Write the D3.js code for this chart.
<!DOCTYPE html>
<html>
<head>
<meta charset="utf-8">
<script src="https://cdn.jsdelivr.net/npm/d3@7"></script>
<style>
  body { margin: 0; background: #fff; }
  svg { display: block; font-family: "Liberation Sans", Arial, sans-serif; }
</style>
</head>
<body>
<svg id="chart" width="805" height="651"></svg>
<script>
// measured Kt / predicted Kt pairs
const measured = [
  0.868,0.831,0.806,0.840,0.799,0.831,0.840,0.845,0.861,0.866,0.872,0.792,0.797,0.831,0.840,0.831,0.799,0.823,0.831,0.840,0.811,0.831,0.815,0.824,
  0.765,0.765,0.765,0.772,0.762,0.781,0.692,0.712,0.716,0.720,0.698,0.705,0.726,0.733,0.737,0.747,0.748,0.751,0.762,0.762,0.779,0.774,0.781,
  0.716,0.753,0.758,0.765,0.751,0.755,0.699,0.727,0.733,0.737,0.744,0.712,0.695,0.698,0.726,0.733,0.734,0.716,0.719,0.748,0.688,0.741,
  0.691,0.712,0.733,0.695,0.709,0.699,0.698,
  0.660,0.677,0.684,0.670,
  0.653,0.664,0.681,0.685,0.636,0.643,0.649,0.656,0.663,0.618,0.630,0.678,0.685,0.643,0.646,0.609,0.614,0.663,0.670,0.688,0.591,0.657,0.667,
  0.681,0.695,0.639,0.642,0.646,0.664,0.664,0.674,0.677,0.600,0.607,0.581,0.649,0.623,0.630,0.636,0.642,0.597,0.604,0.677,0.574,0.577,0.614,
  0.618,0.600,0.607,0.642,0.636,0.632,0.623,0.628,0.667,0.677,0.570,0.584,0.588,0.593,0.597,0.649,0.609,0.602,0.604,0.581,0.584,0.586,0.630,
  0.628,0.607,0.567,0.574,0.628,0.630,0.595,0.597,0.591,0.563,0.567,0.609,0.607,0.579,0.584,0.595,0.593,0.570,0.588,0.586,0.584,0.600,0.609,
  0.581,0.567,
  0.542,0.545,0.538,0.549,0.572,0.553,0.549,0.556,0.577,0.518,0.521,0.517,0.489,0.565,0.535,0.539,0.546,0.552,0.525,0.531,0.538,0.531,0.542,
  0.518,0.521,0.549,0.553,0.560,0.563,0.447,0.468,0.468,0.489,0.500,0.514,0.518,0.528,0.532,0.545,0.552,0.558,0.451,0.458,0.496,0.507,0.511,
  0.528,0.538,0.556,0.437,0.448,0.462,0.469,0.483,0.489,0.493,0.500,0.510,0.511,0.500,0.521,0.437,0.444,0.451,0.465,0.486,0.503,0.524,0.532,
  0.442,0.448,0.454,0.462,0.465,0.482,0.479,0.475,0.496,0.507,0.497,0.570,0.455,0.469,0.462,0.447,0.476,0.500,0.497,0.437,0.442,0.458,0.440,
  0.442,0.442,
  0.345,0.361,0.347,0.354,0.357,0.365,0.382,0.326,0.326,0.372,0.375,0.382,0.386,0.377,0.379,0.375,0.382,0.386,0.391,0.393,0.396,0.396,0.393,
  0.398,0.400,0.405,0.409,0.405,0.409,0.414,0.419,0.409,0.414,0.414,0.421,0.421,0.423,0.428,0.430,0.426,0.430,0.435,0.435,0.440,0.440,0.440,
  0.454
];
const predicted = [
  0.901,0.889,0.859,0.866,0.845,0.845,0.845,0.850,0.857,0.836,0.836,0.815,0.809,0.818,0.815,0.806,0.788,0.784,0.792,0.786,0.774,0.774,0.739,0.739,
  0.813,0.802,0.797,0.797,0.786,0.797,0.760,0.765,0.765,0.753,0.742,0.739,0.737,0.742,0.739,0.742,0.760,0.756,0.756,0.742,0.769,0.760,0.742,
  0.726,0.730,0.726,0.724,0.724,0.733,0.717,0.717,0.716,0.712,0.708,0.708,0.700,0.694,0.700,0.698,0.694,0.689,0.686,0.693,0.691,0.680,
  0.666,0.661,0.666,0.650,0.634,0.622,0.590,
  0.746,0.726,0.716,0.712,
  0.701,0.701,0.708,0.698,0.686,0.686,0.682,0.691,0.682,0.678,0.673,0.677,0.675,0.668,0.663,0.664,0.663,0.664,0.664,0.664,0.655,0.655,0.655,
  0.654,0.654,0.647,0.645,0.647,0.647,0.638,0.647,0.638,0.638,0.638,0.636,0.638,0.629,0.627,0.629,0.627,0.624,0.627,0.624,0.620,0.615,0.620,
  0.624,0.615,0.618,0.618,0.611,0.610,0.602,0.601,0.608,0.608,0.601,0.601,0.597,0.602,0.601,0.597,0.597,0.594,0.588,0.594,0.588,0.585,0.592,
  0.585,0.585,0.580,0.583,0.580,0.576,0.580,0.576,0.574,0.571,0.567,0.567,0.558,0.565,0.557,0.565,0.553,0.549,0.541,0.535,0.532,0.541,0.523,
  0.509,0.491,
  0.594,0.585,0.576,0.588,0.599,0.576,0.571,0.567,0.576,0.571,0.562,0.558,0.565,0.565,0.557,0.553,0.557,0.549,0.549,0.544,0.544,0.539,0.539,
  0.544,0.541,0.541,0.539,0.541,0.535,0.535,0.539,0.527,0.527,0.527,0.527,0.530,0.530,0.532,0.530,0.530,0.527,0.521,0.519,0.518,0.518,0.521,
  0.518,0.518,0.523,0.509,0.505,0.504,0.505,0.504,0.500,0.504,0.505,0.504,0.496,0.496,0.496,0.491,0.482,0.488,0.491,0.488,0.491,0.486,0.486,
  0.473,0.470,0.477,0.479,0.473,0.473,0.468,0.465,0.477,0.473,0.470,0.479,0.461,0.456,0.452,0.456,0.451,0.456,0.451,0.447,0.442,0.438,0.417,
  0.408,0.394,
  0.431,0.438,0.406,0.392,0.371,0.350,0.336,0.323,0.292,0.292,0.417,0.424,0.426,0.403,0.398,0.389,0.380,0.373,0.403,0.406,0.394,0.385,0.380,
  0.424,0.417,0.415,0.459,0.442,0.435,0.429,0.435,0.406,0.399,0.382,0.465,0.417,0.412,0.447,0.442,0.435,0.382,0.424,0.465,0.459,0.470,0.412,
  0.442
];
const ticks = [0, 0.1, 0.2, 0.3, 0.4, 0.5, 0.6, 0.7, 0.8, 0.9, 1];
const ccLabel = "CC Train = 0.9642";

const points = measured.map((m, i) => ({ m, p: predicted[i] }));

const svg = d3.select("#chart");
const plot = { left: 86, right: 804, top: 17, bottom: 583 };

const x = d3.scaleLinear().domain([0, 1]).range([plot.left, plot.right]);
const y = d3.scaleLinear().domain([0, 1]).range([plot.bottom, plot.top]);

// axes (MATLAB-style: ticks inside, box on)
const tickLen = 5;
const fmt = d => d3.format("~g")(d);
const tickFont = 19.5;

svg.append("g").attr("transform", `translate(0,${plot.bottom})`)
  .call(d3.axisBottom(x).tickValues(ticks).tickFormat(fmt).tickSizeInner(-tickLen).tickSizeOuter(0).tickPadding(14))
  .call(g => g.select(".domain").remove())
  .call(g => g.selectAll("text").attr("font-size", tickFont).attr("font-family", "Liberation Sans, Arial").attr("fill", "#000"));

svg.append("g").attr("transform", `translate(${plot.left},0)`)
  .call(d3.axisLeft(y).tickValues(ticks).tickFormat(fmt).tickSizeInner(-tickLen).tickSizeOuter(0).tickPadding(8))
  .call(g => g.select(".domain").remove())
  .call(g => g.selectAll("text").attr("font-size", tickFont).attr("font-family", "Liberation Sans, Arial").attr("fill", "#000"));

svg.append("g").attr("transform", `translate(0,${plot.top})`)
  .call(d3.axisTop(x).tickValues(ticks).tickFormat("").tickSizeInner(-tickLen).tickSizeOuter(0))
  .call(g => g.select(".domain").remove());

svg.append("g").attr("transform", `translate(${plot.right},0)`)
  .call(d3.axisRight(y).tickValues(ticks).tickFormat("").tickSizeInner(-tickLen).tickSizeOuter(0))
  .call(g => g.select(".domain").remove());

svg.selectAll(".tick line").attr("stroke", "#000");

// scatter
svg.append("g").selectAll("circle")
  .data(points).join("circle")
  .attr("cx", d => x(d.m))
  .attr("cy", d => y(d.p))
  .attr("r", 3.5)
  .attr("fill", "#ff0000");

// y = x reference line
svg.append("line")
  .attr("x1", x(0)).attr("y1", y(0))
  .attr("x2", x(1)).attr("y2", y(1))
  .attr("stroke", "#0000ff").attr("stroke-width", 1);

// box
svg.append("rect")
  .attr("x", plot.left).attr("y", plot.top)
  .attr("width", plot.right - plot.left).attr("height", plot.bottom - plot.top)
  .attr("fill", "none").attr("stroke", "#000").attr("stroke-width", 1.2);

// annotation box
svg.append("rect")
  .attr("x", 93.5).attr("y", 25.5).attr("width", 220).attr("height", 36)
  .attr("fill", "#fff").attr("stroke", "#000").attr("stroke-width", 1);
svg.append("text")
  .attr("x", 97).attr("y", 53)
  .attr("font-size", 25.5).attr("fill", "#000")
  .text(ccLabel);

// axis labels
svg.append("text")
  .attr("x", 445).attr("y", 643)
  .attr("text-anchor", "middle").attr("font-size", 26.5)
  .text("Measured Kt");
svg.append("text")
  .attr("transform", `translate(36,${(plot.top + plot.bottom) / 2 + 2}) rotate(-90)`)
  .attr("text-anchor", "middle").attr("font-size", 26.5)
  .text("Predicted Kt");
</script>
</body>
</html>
==============================
Stated problem: What is the number of lines in this material that hold the string "chart"? Answer with that number only.

Exercise answer: 3